Has your child just started at a new school? Or has he/she just moved to a new teacher within the school? How is he adjusting?

Change in a child’s life often brings about change in their behaviour as well. This is completely normal. If your child is normally a confident, happy easy going child and usually has no problems with change, but is suddenly wetting the bed at night or is having unexplainable meltdowns at home in the afternoons, this can all be related to the change.

Remember that even though your child may be at the same school, he/she has a new teacher/s and there will be some adjustments that take place. It is our jobs as parents, to be able to support them through these changes.

These are some of the things you may be experiencing at the beginning of the 2016 school year:

  • Your child was happy to go to school for the first few days of school and is now battling to separate with some tears in the morning.
  • Your child cried for the first few days but is now happy to leave you.
  • Your child is tired in the afternoons because of the change in routine and a busier day than what they are used to and this sometimes results in “meltdowns” or “bad behaviour”. Remember it is important to allow your child to express their feelings (even if it is a tantrum) because they feel safe at home and are most secure in this environment. How we deal with them is the key. Always encourage your child (once they have calmed down) to use their words and explain how else they could have reacted to a situation. This is often easier said than done- believe me I know- but children mimic our behaviour so if we scream and shout they will too.
  • Your child is tired when they wake up and can’t believe it’s not the weekend yet!

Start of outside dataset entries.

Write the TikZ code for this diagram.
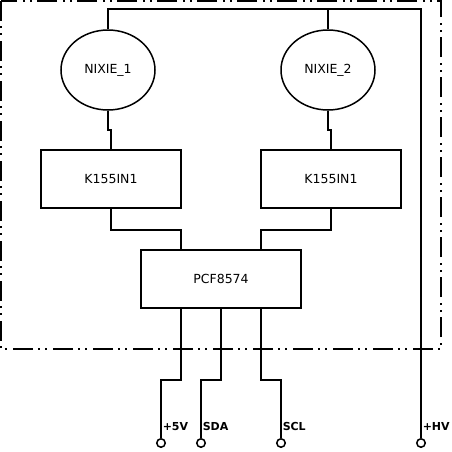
\documentclass[tikz,border=0pt]{standalone}
\usepackage{fontspec}
\newfontfamily\dejavu{DejaVu Sans}
\usetikzlibrary{shapes.geometric}
\begin{document}
\begin{tikzpicture}[x=1pt,y=-1pt,line width=1.5pt,
  wire/.style={draw=black,line width=1.5pt},
  tube/.style={ellipse,draw,minimum width=94pt,minimum height=80pt,inner sep=0pt,font=\dejavu\fontsize{12.5}{14}\selectfont},
  chip/.style={rectangle,draw,minimum height=58pt,inner sep=0pt,font=\dejavu\fontsize{12.5}{14}\selectfont},
  term/.style={circle,draw,fill=white,minimum size=8.5pt,inner sep=0pt,line width=1.5pt},
  pinlabel/.style={anchor=base west,inner sep=0pt,font=\dejavu\bfseries\fontsize{11}{13}\selectfont},
  frame/.style={draw,line width=1.5pt,dash pattern=on 20pt off 5pt on 2pt off 5pt on 2pt off 6pt}]
\useasboundingbox (0,0) rectangle (452,451);
\fill[white] (0,0) rectangle (452,451);
\draw[frame] (1,1) rectangle (441,349);
\node[tube] (nixieA) at (108,70) {NIXIE\_1};
\node[tube] (nixieB) at (328,70) {NIXIE\_2};
\node[chip,minimum width=140pt] (kA) at (111,179) {K155IN1};
\node[chip,minimum width=140pt] (kB) at (331,179) {K155IN1};
\node[chip,minimum width=160pt] (pcf) at (221,279) {PCF8574};
\coordinate (topR) at (421,9);
\node[term] (t5v) at (161,443) {};
\node[term] (tsda) at (201,443) {};
\node[term] (tscl) at (281,443) {};
\node[term] (thv) at (421,443) {};
% top HV bus
\draw[wire] (nixieA.north) |- (topR) -- (thv.north);
\draw[wire] (nixieB.north) -- (nixieB.north |- topR);
% tubes to decoders
\draw[wire] (nixieA.south) -- ++(0,19) -| (kA.north);
\draw[wire] (nixieB.south) -- ++(0,19) -| (kB.north);
% decoders to PCF
\draw[wire] (kA.south) -- ++(0,21) -| ([xshift=-40pt]pcf.north);
\draw[wire] (kB.south) -- ++(0,21) -| ([xshift=40pt]pcf.north);
% PCF to terminals
\draw[wire] ([xshift=-40pt]pcf.south) -- ++(0,71) -| (t5v.north);
\draw[wire] (pcf.south) -- ++(0,71) -| (tsda.north);
\draw[wire] ([xshift=40pt]pcf.south) -- ++(0,71) -| (tscl.north);
% labels
\node[pinlabel] (l5v) at (162,430) {+5V};
\node[pinlabel] (lsda) at (202,430) {SDA};
\node[pinlabel] (lscl) at (282,430) {SCL};
\node[pinlabel] (lhv) at (422,430) {+HV};
\end{tikzpicture}
\end{document}
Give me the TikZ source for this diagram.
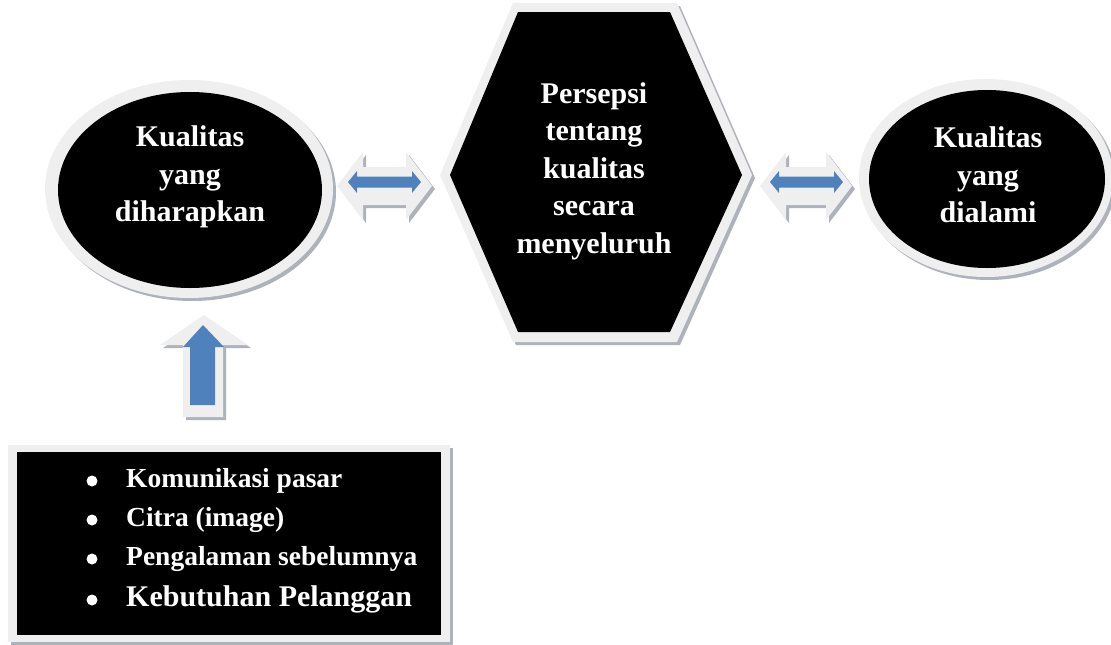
\documentclass[tikz,border=0pt]{standalone}
\usepackage{fontspec}
\usetikzlibrary{shapes.geometric}
\setmainfont{Liberation Serif}
\definecolor{glow}{HTML}{EFEFEF}
\definecolor{shade}{HTML}{AEB2BA}
\definecolor{ablue}{HTML}{4F81BD}
\tikzset{
  glowshape/.style={fill=glow},
  shadeshape/.style={fill=shade},
  blackshape/.style={fill=black},
  bluearrow/.style={fill=ablue},
  bigtxt/.style={text=white, font=\fontsize{30}{37.5}\selectfont\bfseries, align=center, inner sep=0pt},
  listtxt/.style={text=white, anchor=west, inner sep=0pt, font=\fontsize{27.5}{30}\selectfont\bfseries},
  bulletdot/.style={circle, fill=white, inner sep=0pt, minimum size=11}
}
\begin{document}
\begin{tikzpicture}[x=1pt,y=-1pt]
\useasboundingbox (0,0) rectangle (1111,645);
% ---------- left ellipse
\fill[shadeshape] (192,192) ellipse [x radius=144, y radius=109];
\fill[glowshape] (189,189) ellipse [x radius=144, y radius=109];
\node[ellipse, minimum width=264, minimum height=196, blackshape, inner sep=0pt] (expected) at (190,190) {};
\node[bigtxt] (expectedtxt) at (190,177) {Kualitas\\yang\\diharapkan};
% ---------- right ellipse
\fill[shadeshape] (989,181) ellipse [x radius=127, y radius=99];
\fill[glowshape] (986,178) ellipse [x radius=127, y radius=99];
\node[ellipse, minimum width=236, minimum height=178, blackshape, inner sep=0pt] (experienced) at (987,179) {};
\node[bigtxt] (experiencedtxt) at (988,175) {Kualitas\\yang\\dialami};
% ---------- hexagon
\fill[shadeshape] (516,6) -- (680,6) -- (755,178) -- (680,345) -- (516,345) -- (443,178) -- cycle;
\fill[glowshape] (513,3) -- (677,3) -- (752,175) -- (677,342) -- (513,342) -- (440,175) -- cycle;
\coordinate (h1) at (518,12);
\coordinate (h2) at (670,12);
\coordinate (h3) at (742,175);
\coordinate (h4) at (670,332);
\coordinate (h5) at (518,332);
\coordinate (h6) at (450,175);
\fill[blackshape] (h1) -- (h2) -- (h3) -- (h4) -- (h5) -- (h6) -- cycle;
\node[bigtxt] (overalltxt) at (594,171) {Persepsi\\tentang\\kualitas\\secara\\menyeluruh};
% ---------- left double arrow
\fill[shadeshape] (340,189) -- (366,155) -- (366,170) -- (409,170) -- (409,155) -- (435,189) -- (409,223) -- (409,208) -- (366,208) -- (366,223) -- cycle;
\fill[glowshape] (337,186) -- (363,152) -- (363,167) -- (406,167) -- (406,152) -- (432,186) -- (406,220) -- (406,205) -- (363,205) -- (363,220) -- cycle;
\fill[bluearrow] (348,182) -- (357,171) -- (357,176.5) -- (412,176.5) -- (412,171) -- (421,182) -- (412,193) -- (412,187.5) -- (357,187.5) -- (357,193) -- cycle;
% ---------- right double arrow
\fill[shadeshape] (763,189) -- (789,155) -- (789,170) -- (829,170) -- (829,155) -- (855,189) -- (829,223) -- (829,208) -- (789,208) -- (789,223) -- cycle;
\fill[glowshape] (760,186) -- (786,152) -- (786,167) -- (826,167) -- (826,152) -- (852,186) -- (826,220) -- (826,205) -- (786,205) -- (786,220) -- cycle;
\fill[bluearrow] (770,182) -- (779,171) -- (779,176.5) -- (834,176.5) -- (834,171) -- (843,182) -- (834,193) -- (834,187.5) -- (779,187.5) -- (779,193) -- cycle;
% ---------- up arrow
\fill[shadeshape] (207,318) -- (251,348) -- (226,348) -- (226,420) -- (186,420) -- (186,348) -- (163,348) -- cycle;
\fill[glowshape] (204,315) -- (248,345) -- (223,345) -- (223,417) -- (183,417) -- (183,345) -- (160,345) -- cycle;
\fill[bluearrow] (203,325) -- (224,347) -- (215,347) -- (215,405) -- (190,405) -- (190,347) -- (183,347) -- cycle;
% ---------- list box
\fill[shadeshape] (11,448) rectangle (453,645);
\fill[glowshape] (8,445) rectangle (450,642);
\node[rectangle, blackshape, minimum width=424, minimum height=183, inner sep=0pt, anchor=north west] (factors) at (17,452) {};
\node[bulletdot] (b1) at (92,481) {};
\node[bulletdot] (b2) at (92,520) {};
\node[bulletdot] (b3) at (92,559) {};
\node[bulletdot] (b4) at (92,600) {};
\node[listtxt] (l1) at (126,481) {Komunikasi pasar};
\node[listtxt] (l2) at (126,520) {Citra (image)};
\node[listtxt] (l3) at (126,559) {Pengalaman sebelumnya};
\node[listtxt, font=\fontsize{30}{32}\selectfont\bfseries] (l4) at (126,599) {Kebutuhan Pelanggan};
\end{tikzpicture}
\end{document}
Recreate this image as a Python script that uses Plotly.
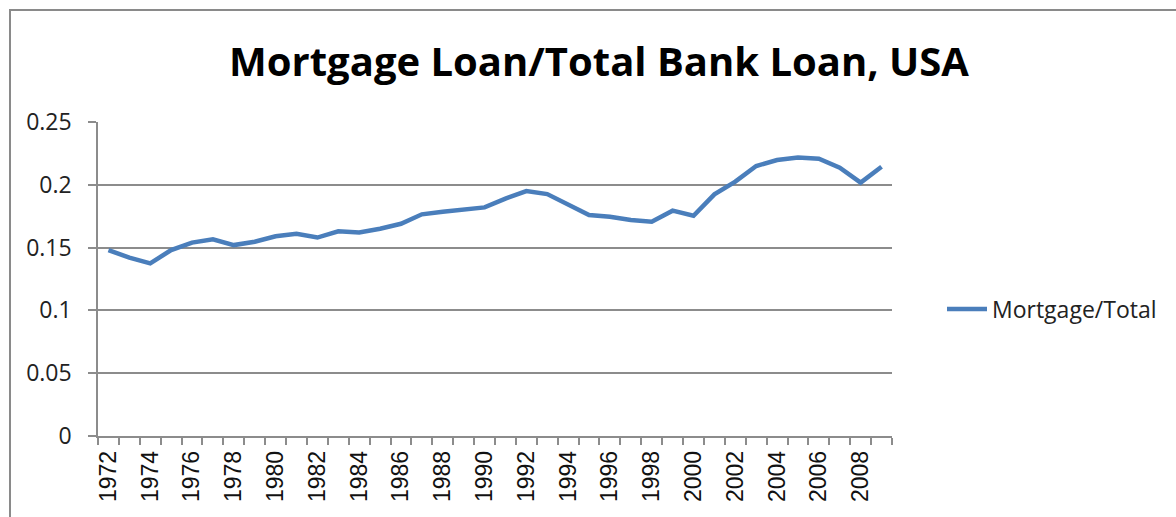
import plotly.graph_objects as go

# Years (categories) and mortgage loans as a share of total bank loans
years = list(range(1972, 2010))
mortgage_share = [
    0.148, 0.142, 0.1375, 0.148, 0.154, 0.1566, 0.152, 0.1547, 0.159, 0.161,
    0.158, 0.163, 0.162, 0.165, 0.169, 0.1765, 0.1786, 0.180, 0.182, 0.189,
    0.195, 0.1926, 0.1847, 0.176, 0.1746, 0.172, 0.1706, 0.1794, 0.1754, 0.1924,
    0.2025, 0.215, 0.2197, 0.2218, 0.2208, 0.2136, 0.2017, 0.2144,
]
year_labels = [str(y) for y in range(1972, 2010, 2)]
y_ticks = [0, 0.05, 0.1, 0.15, 0.2, 0.25]
y_tick_text = ["0", "0.05", "0.1", "0.15", "0.2", "0.25"]

W, H = 1176, 517
L, R, T, B = 98, 284, 122, 81
plot_w, plot_h = W - L - R, H - T - B

fig = go.Figure()
fig.add_trace(go.Scatter(
    x=years, y=mortgage_share, mode="lines", name="Mortgage/Total",
    line=dict(color="#4A7EBB", width=4.5),
))

grid = "#8c8c8c"
fig.update_layout(
    width=W, height=H,
    margin=dict(l=L, r=R, t=T, b=B, pad=0),
    paper_bgcolor="white", plot_bgcolor="white",
    title=dict(
        text="<b>Mortgage Loan/Total Bank Loan, USA</b>",
        x=(228 + 970) / 2 / W, xref="container", xanchor="center",
        y=1 - 62 / H, yref="container", yanchor="middle",
        font=dict(family="Open Sans", size=40, color="#000000"),
    ),
    showlegend=True,
    legend=dict(
        x=(942 - L) / plot_w, xanchor="left",
        y=(436 - 309) / plot_h, yanchor="middle",
        font=dict(family="Open Sans", size=23, color="#222222"),
        bgcolor="rgba(0,0,0,0)", itemwidth=40,
    ),
    xaxis=dict(
        range=[1971.5, 2009.5],
        tickmode="array",
        tickvals=list(range(1972, 2010, 2)),
        ticktext=year_labels,
        tickangle=-90,
        ticks="",
        tickfont=dict(family="Liberation Sans", size=23, color="#111111"),
        showgrid=False, zeroline=False,
        showline=True, linecolor=grid, linewidth=1.5,
        minor=dict(tickmode="linear", tick0=1971.5, dtick=1,
                   ticks="outside", ticklen=7, tickcolor=grid, tickwidth=1.5,
                   showgrid=False),
        ticklabelstandoff=4,
    ),
    yaxis=dict(
        range=[0, 0.25],
        tickmode="array", tickvals=y_ticks, ticktext=y_tick_text,
        ticks="outside", ticklen=8, tickcolor=grid, tickwidth=1.5,
        tickfont=dict(family="Open Sans", size=23, color="#222222"),
        showgrid=True, gridcolor=grid, gridwidth=1.5,
        zeroline=False,
        showline=True, linecolor=grid, linewidth=1.5,
        ticklabelstandoff=12,
    ),
    shapes=[dict(
        type="rect", xref="paper", yref="paper", layer="above",
        x0=(10 - L) / plot_w, x1=(W + 20 - L) / plot_w,
        y0=(436 - (H + 20)) / plot_h, y1=(436 - 10) / plot_h,
        line=dict(color="#8a8a8a", width=2), fillcolor="rgba(0,0,0,0)",
    )],
)

fig.write_html("out.html")
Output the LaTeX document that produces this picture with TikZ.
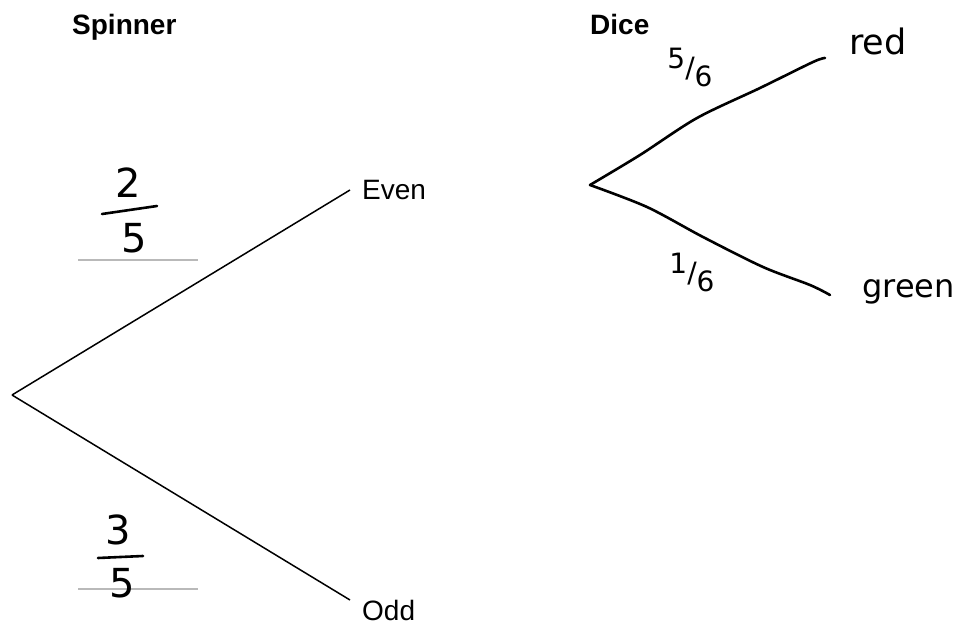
\documentclass[tikz,border=0pt]{standalone}
\usepackage{fontspec}
\setmainfont{Liberation Sans}
\newfontfamily\hand{DejaVu Sans}
\begin{document}
\begin{tikzpicture}[x=1pt,y=-1pt,
  title/.style={font=\fontsize{28}{32}\selectfont\bfseries, inner sep=0, anchor=base west},
  leaf/.style={font=\fontsize{28}{32}\selectfont, anchor=west, inner sep=0},
  branch/.style={line width=1.5pt, black},
  ink/.style={line width=2.6pt, black, line cap=round, line join=round},
  handtxt/.style={inner sep=0},
  guide/.style={line width=1.6pt, gray!55}]
\useasboundingbox (0,0) rectangle (962,626);
% titles
\node[title] (tspin) at (72,35) {Spinner};
\node[title] (tdice) at (590,35) {Dice};
% spinner tree
\coordinate (root) at (12,395);
\node[leaf] (even) at (362,190) {Even};
\node[leaf] (odd) at (362,610) {Odd};
\coordinate (evenend) at (350,190);
\coordinate (oddend) at (350,600);
\draw[branch] (root) -- (evenend);
\draw[branch] (root) -- (oddend);
% guide lines
\coordinate (g1a) at (78,260); \coordinate (g1b) at (198,260);
\coordinate (g2a) at (78,589); \coordinate (g2b) at (198,589);
\draw[guide] (g1a) -- (g1b);
\draw[guide] (g2a) -- (g2b);
% fraction 2/5
\node[handtxt, font=\hand\fontsize{40}{40}\selectfont] (n2) at (128,183) {2};
\node[handtxt, font=\hand\fontsize{40}{40}\selectfont] (d5a) at (134,238) {5};
\coordinate (b1a) at (102,214); \coordinate (b1b) at (157,206);
\draw[ink] (b1a) -- (b1b);
% fraction 3/5
\node[handtxt, font=\hand\fontsize{40}{40}\selectfont] (n3) at (118,530) {3};
\node[handtxt, font=\hand\fontsize{40}{40}\selectfont] (d5b) at (122,583) {5};
\coordinate (b2a) at (98,558); \coordinate (b2b) at (143,556);
\draw[ink] (b2a) -- (b2b);
% dice tree
\coordinate (droot) at (590,185);
\node[handtxt, font=\hand\fontsize{35}{35}\selectfont, anchor=base west] (red) at (849,55) {red};
\node[handtxt, font=\hand\fontsize{32}{32}\selectfont, anchor=base west] (green) at (862,297) {green};
\coordinate (u1) at (640,155); \coordinate (u2) at (697,118);
\coordinate (u3) at (760,88); \coordinate (u4) at (813,62);
\coordinate (redend) at (825,58);
\coordinate (l1) at (647,207); \coordinate (l2) at (703,237);
\coordinate (l3) at (763,267); \coordinate (l4) at (810,285);
\coordinate (greenend) at (830,295);
\draw[ink] plot[smooth, tension=0.5] coordinates {(droot) (u1) (u2) (u3) (u4) (redend)};
\draw[ink] plot[smooth, tension=0.5] coordinates {(droot) (l1) (l2) (l3) (l4) (greenend)};
\node[handtxt, font=\hand\fontsize{28}{28}\selectfont] (p56) at (690,67) {\raisebox{9pt}{5}/\raisebox{-9pt}{6}};
\node[handtxt, font=\hand\fontsize{28}{28}\selectfont] (p16) at (692,272) {\raisebox{9pt}{1}/\raisebox{-9pt}{6}};
\end{tikzpicture}
\end{document}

Remember that the teachers are there for your child, if you have a query or a concern speak to him/her and address the issue together. Working together with the teacher is very important. They have had many similar experiences and their knowledge and expertise is very valuable. They too have your child’s best interests at heart and so ultimately you are working as a team for your child to reach their full potential.

At the end of every day make time for your child to really hear about their day. After you have read them a story or they have read to you, give them the platform to discuss their feelings. In my experience with my children (aged 5 and 3) this always follows story time because of the important bonding and connecting that comes with story time. They feel safe!

All children are different and we cannot put them all in the same box, so the adjustment period for each child will vary. So for now, hang in there, allow your child to express their feelings and know that you are not alone.